Aten Native CUDA Op Tracing

Jerome_Ku · October 25, 2023, 5:06am

Hi!

I’m profiling pytorch code using NVIDIA nsys and noticed calls to kernels such as
at::native::::CatArrayBatchedCopy and at::native::elementwise_kernel. I can see the implementations of these kernels here and here.

However, I can’t seem to find where these kernels are actually called when searching the repo – searching for these identifiers only results in the implementation files.

I’d like the trace the chain of calls leading to these kernel launches from higher-level operators (e.g., Conv2d), and more generally, understand the internal plumbing of pytorch in greater detail.

Would greatly appreciate if anybody could explain how Aten native operators are connected to higher-level functions and eventually connected to Python!

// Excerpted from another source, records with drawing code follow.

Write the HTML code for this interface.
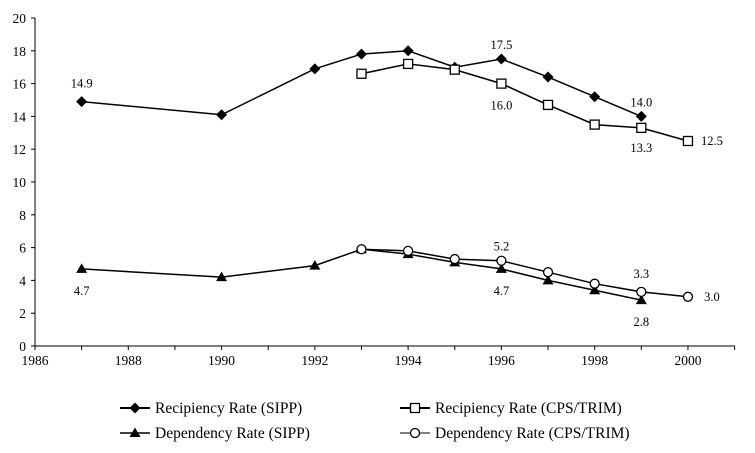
<!DOCTYPE html>
<html><head><meta charset="utf-8"><style>
html,body{margin:0;padding:0;background:#fff;width:755px;height:453px;overflow:hidden}
svg text{font-family:"Liberation Serif",serif;fill:#000}
</style></head><body>
<svg id="s" width="755" height="453" xmlns="http://www.w3.org/2000/svg"></svg>
<script>
const s=document.getElementById('s');
const X=y=>35+(y-1986)*46.64, Y=v=>346-v*16.4;
let h='';
h+=`<line x1="35" y1="18" x2="35" y2="346" stroke="#000" stroke-width="1"/>`;
h+=`<line x1="35" y1="346" x2="735" y2="346" stroke="#000" stroke-width="1"/>`;
for(let v=0;v<=20;v+=2){h+=`<line x1="31" y1="${Y(v)}" x2="35" y2="${Y(v)}" stroke="#000"/><text x="26" y="${Y(v)+5}" font-size="13.5" text-anchor="end">${v}</text>`;}
for(let y=1986;y<=2001;y++){h+=`<line x1="${X(y)}" y1="346" x2="${X(y)}" y2="350" stroke="#000"/>`;if(y%2==0&&y<=2000)h+=`<text x="${X(y)}" y="365" font-size="13.5" text-anchor="middle">${y}</text>`;}
const mk=(t,x,y)=>{
 if(t=='d')return `<polygon points="${x},${y-5.5} ${x+5.5},${y} ${x},${y+5.5} ${x-5.5},${y}" fill="#000"/>`;
 if(t=='s')return `<rect x="${x-4.5}" y="${y-4.5}" width="9" height="9" fill="#fff" stroke="#000" stroke-width="1.3"/>`;
 if(t=='t')return `<polygon points="${x},${y-5.5} ${x+5.5},${y+4} ${x-5.5},${y+4}" fill="#000"/>`;
 return `<circle cx="${x}" cy="${y}" r="4.5" fill="#fff" stroke="#000" stroke-width="1.3"/>`;};
const ser=[
['d',[[1987,14.9],[1990,14.1],[1992,16.9],[1993,17.8],[1994,18.0],[1995,17.0],[1996,17.5],[1997,16.4],[1998,15.2],[1999,14.0]]],
['s',[[1993,16.6],[1994,17.2],[1995,16.85],[1996,16.0],[1997,14.7],[1998,13.5],[1999,13.3],[2000,12.5]]],
['t',[[1987,4.7],[1990,4.2],[1992,4.9],[1993,5.9],[1994,5.6],[1995,5.1],[1996,4.7],[1997,4.0],[1998,3.4],[1999,2.8]]],
['c',[[1993,5.9],[1994,5.8],[1995,5.3],[1996,5.2],[1997,4.5],[1998,3.8],[1999,3.3],[2000,3.0]]]];
for(const [t,d] of ser){h+=`<polyline fill="none" stroke="#000" stroke-width="1.5" points="${d.map(p=>X(p[0])+','+Y(p[1])).join(' ')}"/>`;for(const p of d)h+=mk(t,X(p[0]),Y(p[1]));}
const lb=[[1987,14.9,0,-18,'14.9'],[1996,17.5,0,-14,'17.5'],[1999,14.0,0,-14,'14.0'],[1996,16.0,0,22,'16.0'],[1999,13.3,0,20,'13.3'],[2000,12.5,24,0,'12.5'],
[1987,4.7,0,22,'4.7'],[1996,5.2,0,-14,'5.2'],[1996,4.7,0,22,'4.7'],[1999,3.3,0,-18,'3.3'],[1999,2.8,0,22,'2.8'],[2000,3.0,24,0,'3.0']];
for(const [y,v,dx,dy,t] of lb)h+=`<text x="${X(y)+dx}" y="${Y(v)+dy+4}" font-size="12.5" text-anchor="middle">${t}</text>`;
const leg=[['d',120,408,'Recipiency Rate (SIPP)',2],['s',400,408,'Recipiency Rate (CPS/TRIM)',2],['t',120,433,'Dependency Rate (SIPP)',1.5],['c',400,433,'Dependency Rate (CPS/TRIM)',1]];
for(const [t,x,y,l,w] of leg){h+=`<line x1="${x}" y1="${y}" x2="${x+30}" y2="${y}" stroke="#000" stroke-width="${w}"/>`+mk(t,x+15,y)+`<text x="${x+35}" y="${y+5}" font-size="15.5">${l}</text>`;}
s.innerHTML=h;
</script>
</body></html>
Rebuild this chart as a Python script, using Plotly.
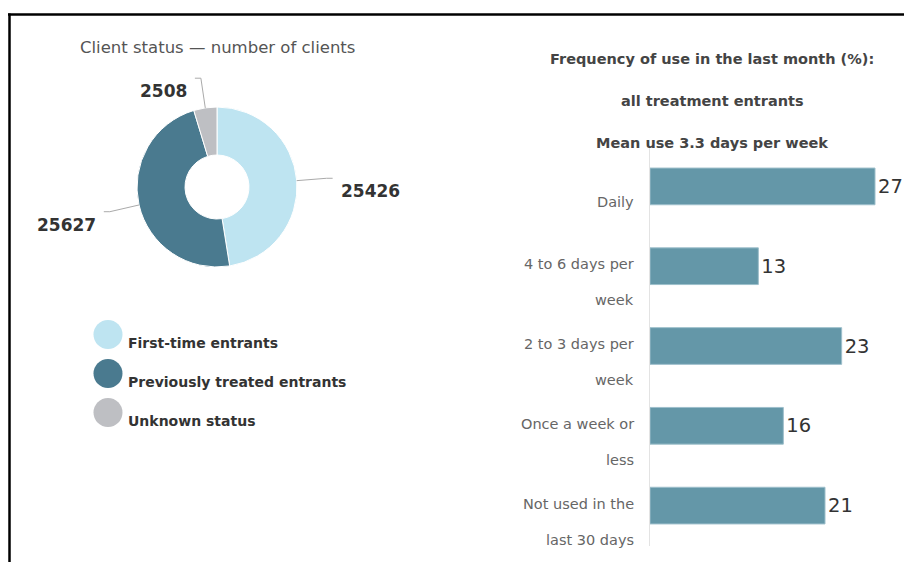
import math
import plotly.graph_objects as go

# ---------------- data ----------------
status_labels = ["First-time entrants", "Previously treated entrants", "Unknown status"]
status_values = [25426, 25627, 2508]
status_colors = ["#bee4f1", "#4a7a8f", "#bebfc3"]

freq_categories = ["Daily", "4 to 6 days per<br>week", "2 to 3 days per<br>week",
                   "Once a week or<br>less", "Not used in the<br>last 30 days"]
freq_values = [27, 13, 23, 16, 21]

pie_title = "Client status \u2014 number of clients"
bar_title_lines = ["Frequency of use in the last month (%):",
                   "all treatment entrants",
                   "Mean use 3.3 days per week"]

# ---------------- layout helpers ----------------
W, H = 904, 562
FONT = "DejaVu Sans"


def px(x):
    return x / W


def py(y):
    return 1 - y / H


# pie geometry (pixels)
cx, cy, r = 217, 187, 80

fig = go.Figure()

fig.add_trace(go.Pie(
    labels=status_labels, values=status_values,
    marker=dict(colors=status_colors, line=dict(color="white", width=1)),
    hole=0.4, sort=False, direction="clockwise", rotation=0,
    textinfo="none", showlegend=False,
    domain=dict(x=[px(cx - r), px(cx + r)], y=[py(cy + r), py(cy - r)]),
))

# custom legend (big circles)
fig.add_trace(go.Scatter(
    x=[8] * len(status_labels), y=list(range(len(status_labels))),
    mode="markers", marker=dict(size=29, color=status_colors),
    xaxis="x3", yaxis="y3", showlegend=False, hoverinfo="skip", cliponaxis=False,
))
fig.add_trace(go.Scatter(
    x=[28] * len(status_labels), y=[i + 0.26 for i in range(len(status_labels))],
    mode="text", text=status_labels, textposition="middle right",
    textfont=dict(family=FONT, size=14, color="#333333", weight="bold"),
    xaxis="x3", yaxis="y3", showlegend=False, hoverinfo="skip", cliponaxis=False,
))

# bars
fig.add_trace(go.Bar(
    x=freq_values, y=list(range(len(freq_categories))), orientation="h",
    marker=dict(color="#6497a8", line=dict(color="#9dbfcb", width=1)),
    text=freq_values, textposition="outside", cliponaxis=False,
    outsidetextfont=dict(family=FONT, size=19.5, color="#333333"),
    xaxis="x2", yaxis="y2", showlegend=False,
))

annotations = []
shapes = []

# pie data labels with connectors
total = sum(status_values)
cum = 0.0
for v in status_values:
    frac = v / total
    th = (cum + frac / 2) * 2 * math.pi
    cum += frac
    s, c = math.sin(th), math.cos(th)
    side = 1 if s >= 0 else -1
    x0, y0 = cx + r * s, cy - r * c
    x1, y1 = cx + (r + 30) * s, cy - (r + 30) * c
    x2 = x1 + side * 6
    shapes.append(dict(type="path", xref="paper", yref="paper",
                       path=f"M {px(x0)},{py(y0)} L {px(x1)},{py(y1)} L {px(x2)},{py(y1)}",
                       line=dict(color="#aaaaaa", width=1)))
    annotations.append(dict(x=px(x2 + side * 6), y=py(y1), xref="paper", yref="paper",
                            text=f"{v}", showarrow=False,
                            xanchor="left" if side > 0 else "right", yanchor="middle",
                            yshift=-13,
                            font=dict(family=FONT, size=17, color="#333333", weight="bold")))

# titles
annotations.append(dict(x=px(217), y=py(48), xref="paper", yref="paper", text=pie_title,
                        showarrow=False, xanchor="center", yanchor="middle",
                        font=dict(family=FONT, size=16.5, color="#555555")))
for i, t in enumerate(bar_title_lines):
    annotations.append(dict(x=px(712), y=py(59 + i * 42), xref="paper", yref="paper", text=t,
                            showarrow=False, xanchor="center", yanchor="middle",
                            font=dict(family=FONT, size=14.5, color="#444444", weight="bold")))

# category labels (two-line, wide spacing)
for idx, cat in enumerate(freq_categories):
    lines = cat.split("<br>")
    n = len(lines)
    for j, ln in enumerate(lines):
        off = 16 + (j - (n - 1) / 2) * 36
        annotations.append(dict(x=px(636), y=idx, xref="paper", yref="y2", text=ln,
                                showarrow=False, xanchor="right", yanchor="middle",
                                yshift=-off,
                                font=dict(family=FONT, size=14.5, color="#666666")))

# frame lines
shapes.append(dict(type="line", xref="paper", yref="paper", x0=px(8), x1=1,
                   y0=py(14.5), y1=py(14.5), line=dict(color="black", width=2.5)))
shapes.append(dict(type="line", xref="paper", yref="paper", x0=px(9.5), x1=px(9.5),
                   y0=py(13.5), y1=0, line=dict(color="black", width=2.5)))

fig.update_layout(
    width=W, height=H, margin=dict(l=0, r=0, t=0, b=0),
    paper_bgcolor="white", plot_bgcolor="white",
    font=dict(family=FONT),
    bargap=0.54,
    xaxis2=dict(domain=[px(650), px(900)], range=[0, 30], visible=False, anchor="y2"),
    yaxis2=dict(domain=[py(545.5), py(146.5)], range=[len(freq_categories) - 0.5, -0.5],
                anchor="x2", showticklabels=False, showgrid=False, zeroline=False,
                showline=True, linecolor="#e3e3e3", linewidth=1, ticks=""),
    xaxis3=dict(domain=[px(100), px(400)], range=[0, 300], visible=False, anchor="y3"),
    yaxis3=dict(domain=[py(432), py(315)], range=[2.5, -0.5], visible=False, anchor="x3"),
    annotations=annotations, shapes=shapes,
)

fig.write_html("out.html", config={"displayModeBar": False},
               post_script="document.body.style.margin='0px';document.body.style.overflow='hidden';")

bdhirsh · October 28, 2023, 8:14am

at::native kernels are dynamically registered to the pytorch dispatcher through code-generated files (which has been a very useful abstraction, but can make grepping the codebase for them difficult).

Some helpful links:

intro to the dispatcher: https://blog.ezyang.com/2020/09/lets-talk-about-the-pytorch-dispatcher/

deeper dive into the full set of function calls from torch* to a native kernel: PyTorch dispatcher walkthrough · pytorch/pytorch Wiki · GitHub

Jerome_Ku · October 28, 2023, 5:10pm

Thanks! Those are great resources – been a big fan of EZYang’s in-depth podcasts and posts on pytorch internals. The wiki is also a goldmine.

FWIW, running nsys with sampling enabled (--sample cpu) lets you see full function traces. Here is a sample screenshot:

saurabh-singh-rajput · May 24, 2024, 9:57pm

I’m sorry to bother you, but is there a way to run these kernels standalone in exclusion to benchmark?